[GOAL] Report how many lines hold the string "that". Give the number and nothing else.

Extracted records
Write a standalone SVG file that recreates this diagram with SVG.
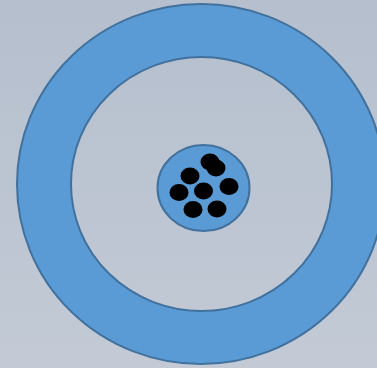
<svg xmlns="http://www.w3.org/2000/svg" width="377" height="368" viewBox="0 0 377 368">
<defs>
<linearGradient id="bg" x1="0" y1="0" x2="0" y2="1">
<stop offset="0" stop-color="#b5bfcd"/>
<stop offset="1" stop-color="#c3cad6"/>
</linearGradient>
<style>
.blue{fill:#5b9bd5;stroke:#41719c;stroke-width:2}
.dot{fill:#000}
</style>
</defs>
<rect width="377" height="368" fill="url(#bg)"/>
<g id="ring">
<path class="blue" fill-rule="evenodd" d="M17,184 A184,180 0 1,0 385,184 A184,180 0 1,0 17,184 Z M71,184 A130.5,127 0 1,1 332,184 A130.5,127 0 1,1 71,184 Z"/>
</g>
<g id="nucleus">
<ellipse class="blue" cx="203.5" cy="188" rx="46" ry="43"/>
<ellipse class="dot" cx="210" cy="162" rx="9.5" ry="8.5"/>
<ellipse class="dot" cx="216" cy="168" rx="9.5" ry="8.5"/>
<ellipse class="dot" cx="190" cy="176" rx="9.5" ry="8.5"/>
<ellipse class="dot" cx="179" cy="192.5" rx="9.5" ry="8.5"/>
<ellipse class="dot" cx="203.5" cy="191" rx="9.5" ry="8.5"/>
<ellipse class="dot" cx="229" cy="186.5" rx="9.5" ry="8.5"/>
<ellipse class="dot" cx="193" cy="209.5" rx="9.5" ry="8.5"/>
<ellipse class="dot" cx="217" cy="209" rx="9.5" ry="8.5"/>
</g>
</svg>
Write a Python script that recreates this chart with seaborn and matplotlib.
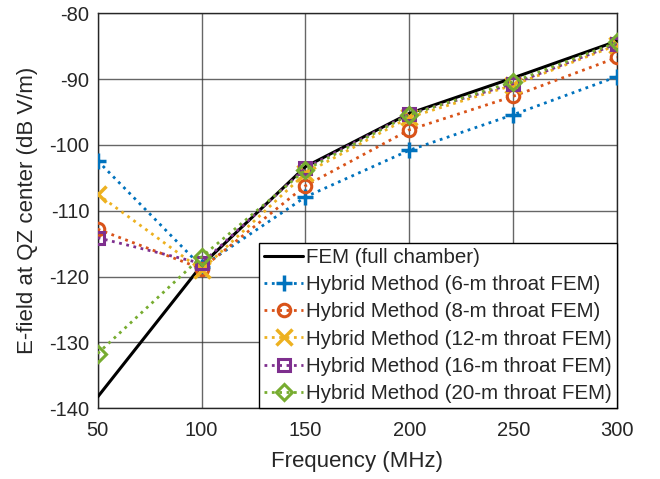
import numpy as np
import pandas as pd
import matplotlib
matplotlib.use('Agg')
import matplotlib.pyplot as plt
import seaborn as sns

# Datos
frecuencia = [50, 100, 150, 200, 250, 300]
fem_full = [-138.3, -118.3, -103.3, -95.2, -89.8, -84.2]
hyb_6m = [-102.4, -118.5, -107.9, -100.8, -95.4, -89.6]
hyb_8m = [-112.8, -118.8, -106.2, -97.7, -92.6, -86.7]
hyb_12m = [-107.5, -119.0, -104.3, -95.8, -90.9, -84.8]
hyb_16m = [-114.1, -118.0, -103.5, -95.3, -90.7, -84.6]
hyb_20m = [-131.7, -117.0, -103.8, -95.4, -90.4, -84.4]

etiquetas = ['FEM (full chamber)',
             'Hybrid Method (6-m throat FEM)',
             'Hybrid Method (8-m throat FEM)',
             'Hybrid Method (12-m throat FEM)',
             'Hybrid Method (16-m throat FEM)',
             'Hybrid Method (20-m throat FEM)']
series = [fem_full, hyb_6m, hyb_8m, hyb_12m, hyb_16m, hyb_20m]
colores = ['black', '#0072BD', '#D95319', '#EDB120', '#7E2F8E', '#77AC30']
marcadores = [None, '+', 'o', 'x', 's', 'D']

sns.set_style('white')
plt.rcParams['font.family'] = ['Liberation Sans', 'DejaVu Sans']
plt.rcParams['axes.unicode_minus'] = False

fig, ax = plt.subplots(figsize=(6.6, 4.79), dpi=100)
fig.subplots_adjust(left=0.148, right=0.935, top=0.972, bottom=0.148)

for nombre, valores, color, marc in zip(etiquetas, series, colores, marcadores):
    df = pd.DataFrame({'f': frecuencia, 'E': valores})
    if marc is None:
        sns.lineplot(data=df, x='f', y='E', ax=ax, color=color, lw=2.2,
                     label=nombre, zorder=3)
    elif marc in ('+', 'x'):
        sns.lineplot(data=df, x='f', y='E', ax=ax, color=color, lw=2,
                     ls=':', marker=marc, markersize=11, mew=2.5,
                     mec=color, label=nombre, zorder=4)
    else:
        sns.lineplot(data=df, x='f', y='E', ax=ax, color=color, lw=2,
                     ls=':', marker=marc, markersize=9 if marc != 'D' else 8,
                     mew=2.2, mfc='none', mec=color, label=nombre, zorder=4)

ax.set_xlim(50, 300)
ax.set_ylim(-140, -80)
ax.set_xticks(frecuencia)
ax.set_yticks(np.arange(-140, -79, 10))
ax.grid(True, color='#333333', lw=1, alpha=0.75)
ax.tick_params(direction='in', labelsize=14.5, length=5, color='#262626',
               labelcolor='#262626')
ax.tick_params(axis='x', pad=9)
ax.tick_params(axis='y', pad=6)
for s in ax.spines.values():
    s.set_color('#262626')
    s.set_linewidth(1)
ax.set_xlabel('Frequency (MHz)', fontsize=16, color='#262626', labelpad=8)
ax.set_ylabel('E-field at QZ center (dB V/m)', fontsize=16, color='#262626',
              labelpad=8)

leg = ax.legend(loc='lower right', borderaxespad=0, fancybox=False,
                edgecolor='black', framealpha=1, fontsize=14.8,
                handlelength=1.9, handletextpad=0.15, labelspacing=0.4,
                borderpad=0.25)
leg.get_frame().set_linewidth(1)

fig.savefig('out.png', dpi=100)
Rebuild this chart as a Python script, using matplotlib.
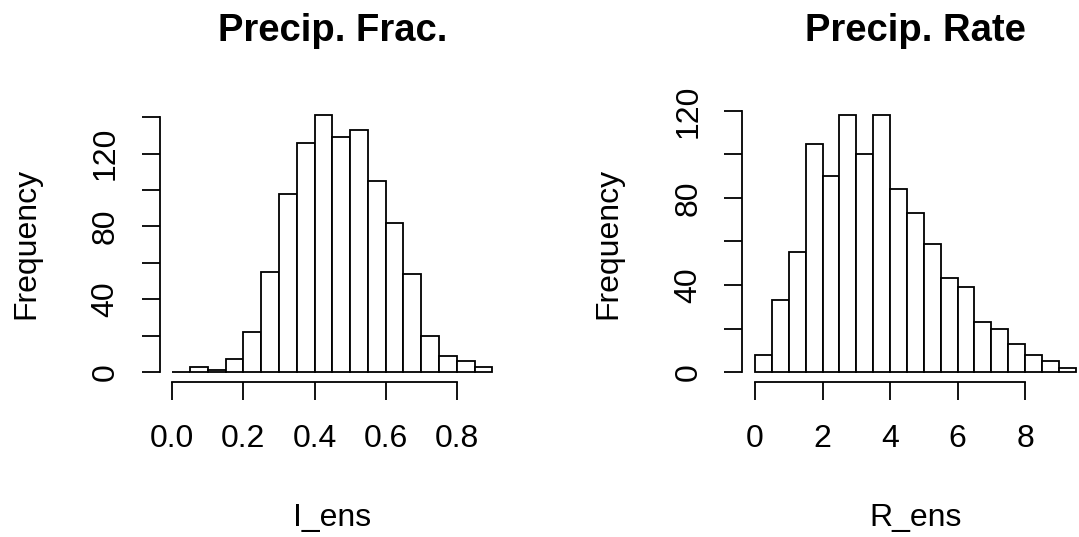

[RESPONSE] 2